Russia’s S7 Airlines suspended from Oneworld

The global airline alliance says it’s a mutual decision, citing restrictions on international flights.

By David Flynn, April 20 2022
Russia’s S7 Airlines suspended from Oneworld

There’s an empty seat around the Oneworld table, with the alliance suspending the membership of Russian carrier S7 Airlines.

“Due to the restriction of international flights, the business interaction between S7 Airlines and the Oneworld alliance has been significantly reduced,” S7 said in a statement.

“In this situation, S7 Airlines and Oneworld made a joint decision from April 19, 2022 to suspend the agreement.”

The move follows a decision at the end of February by more than 30 European countries to close their airspace to Russian airlines due to the ongoing Ukrainian War.

S7 Airlines no longer appears on the Oneworld website’s roster, with the airline noting that  “privileges within the Oneworld alliance will be temporarily unavailable.”

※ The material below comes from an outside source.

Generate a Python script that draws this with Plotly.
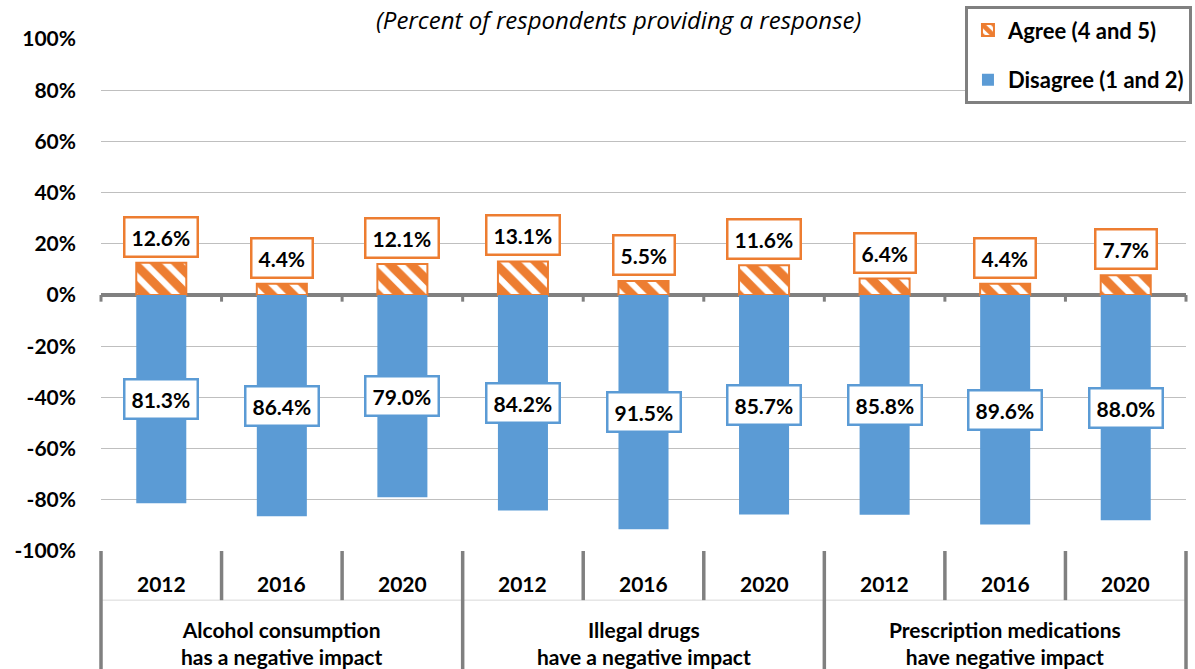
import plotly.graph_objects as go

# Survey results by topic and year
groups = [
    "Alcohol consumption<br>has a negative impact",
    "Illegal drugs<br>have a negative impact",
    "Prescription medications<br>have negative impact",
]
years = ["2012", "2016", "2020"]
agree = [12.6, 4.4, 12.1, 13.1, 5.5, 11.6, 6.4, 4.4, 7.7]
disagree = [81.3, 86.4, 79.0, 84.2, 91.5, 85.7, 85.8, 89.6, 88.0]
y_tick_vals = [-100, -80, -60, -40, -20, 0, 20, 40, 60, 80, 100]
y_tick_text = [f"<b>{v}%</b>" for v in y_tick_vals]

FONT = "Lato"
ORANGE = "#ED7D31"
BLUE = "#5B9BD5"
GRAY = "#808080"
GRID = "#BFBFBF"

n = len(agree)
pos = list(range(n))
n_years = len(years)

fig = go.Figure()
fig.add_trace(go.Bar(
    x=pos, y=agree, name="<b>Agree (4 and 5)</b>", width=0.415,
    marker=dict(color="white", line=dict(color=ORANGE, width=2),
                pattern=dict(shape="\\", fgcolor=ORANGE, bgcolor="white",
                             fgopacity=1, size=15, solidity=0.6)),
    legendgroup="a",
))
fig.add_trace(go.Bar(
    x=pos, y=[-v for v in disagree], name="<b>Disagree (1 and 2)</b>", width=0.415,
    marker=dict(color=BLUE, line=dict(width=0)),
    legendgroup="d",
))

annotations = []
label_font = dict(family=FONT, size=21, color="black")
for i in range(n):
    annotations.append(dict(
        x=pos[i], y=agree[i], xref="x", yref="y", yshift=26,
        xanchor="center", yanchor="middle",
        text=f"<b>{agree[i]:.1f}%</b>", showarrow=False, font=label_font,
        bgcolor="white", bordercolor=ORANGE, borderwidth=2.5, borderpad=6,
    ))
    annotations.append(dict(
        x=pos[i], y=-disagree[i] / 2, xref="x", yref="y",
        xanchor="center", yanchor="middle",
        text=f"<b>{disagree[i]:.1f}%</b>", showarrow=False, font=label_font,
        bgcolor="white", bordercolor=BLUE, borderwidth=2.5, borderpad=6,
    ))

# Title line
annotations.append(dict(
    x=0.4765, y=1.039, xref="paper", yref="paper",
    xanchor="center", yanchor="middle",
    text="<i>(Percent of respondents providing a response)</i>",
    showarrow=False, font=dict(family="Open Sans", size=24, color="black"),
))

# Category table under the plot
shapes = []
for i in range(n):
    annotations.append(dict(
        x=(i + 0.5) / n, y=-0.0625, xref="paper", yref="paper",
        xanchor="center", yanchor="middle",
        text=f"<b>{years[i % n_years]}</b>", showarrow=False,
        font=dict(family=FONT, size=21, color="black"),
    ))
for g, name in enumerate(groups):
    annotations.append(dict(
        x=(g * n_years + n_years / 2) / n, y=-0.179, xref="paper", yref="paper",
        xanchor="center", yanchor="middle",
        text=f"<b>{name}</b>", showarrow=False,
        font=dict(family=FONT, size=21, color="black"),
    ))

for b in range(n + 1):
    xp = b / n
    is_group = b % n_years == 0
    shapes.append(dict(
        type="line", xref="paper", yref="paper", x0=xp, x1=xp,
        y0=0, y1=-0.26 if is_group else -0.096,
        line=dict(color=GRAY, width=3.5), layer="above",
    ))
    # small ticks below the zero line
    shapes.append(dict(
        type="line", xref="paper", yref="y", x0=xp, x1=xp, y0=0, y1=-2.6,
        line=dict(color=GRAY, width=3), layer="above",
    ))
shapes.append(dict(
    type="line", xref="paper", yref="paper", x0=0, x1=1, y0=-0.096, y1=-0.096,
    line=dict(color="#D9D9D9", width=1), layer="below",
))

fig.update_layout(
    width=1195, height=669,
    margin=dict(l=101, r=9, t=39, b=118, autoexpand=False),
    paper_bgcolor="white", plot_bgcolor="white",
    barmode="relative",
    font=dict(family=FONT, size=20, color="black"),
    xaxis=dict(range=[-0.5, n - 0.5], showticklabels=False, showgrid=False,
               zeroline=False, ticks=""),
    yaxis=dict(range=[-100, 100], tickvals=y_tick_vals, ticktext=y_tick_text,
               tickfont=dict(family=FONT, size=21, color="black"),
               showgrid=True, gridcolor=GRID, gridwidth=1.3,
               zeroline=True, zerolinecolor=GRAY, zerolinewidth=3.5,
               ticks="", ticklabelstandoff=24),
    legend=dict(x=1.0055, y=1.064, xanchor="right", yanchor="top",
                bgcolor="white", bordercolor=GRAY, borderwidth=3,
                font=dict(family=FONT, size=22, color="black"),
                traceorder="grouped", tracegroupgap=18, itemwidth=30),
    annotations=annotations,
    shapes=shapes,
    showlegend=True,
)

fig.write_html("out.html")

Those topically include status-based perks such as lounge access, priority services and a more generous checked baggage allowance, along with the ability to earn frequent flyer points or miles under the loyalty program of another Oneworld airline on an S7 flight.

However, S7 says it is retaining “the benefits of existing bilateral agreements between S7 Airlines and partner airlines”, but even that’s not without wrinkles.

Issuing award tickets booked with miles and points on American Airlines, Alaska Airlines, British Airways and Iberia has also been suspended, along with “the accrual of miles.”

“Miles refund requests for flights prior to these dates will be processed within 45 days,” S7 promises.

“For all Qatar Airways flights, the option to earn miles is available, but issuance of award tickets is temporarily suspended.”

S7 Airlines flies into turbulent times

With a modern fleet of Airbus and Boeing jets, the carrier connected Russia to western Europe and Asia under charismatic leader in Vladislav Filev, an amateur pilot who created the nation’s largest private carrier.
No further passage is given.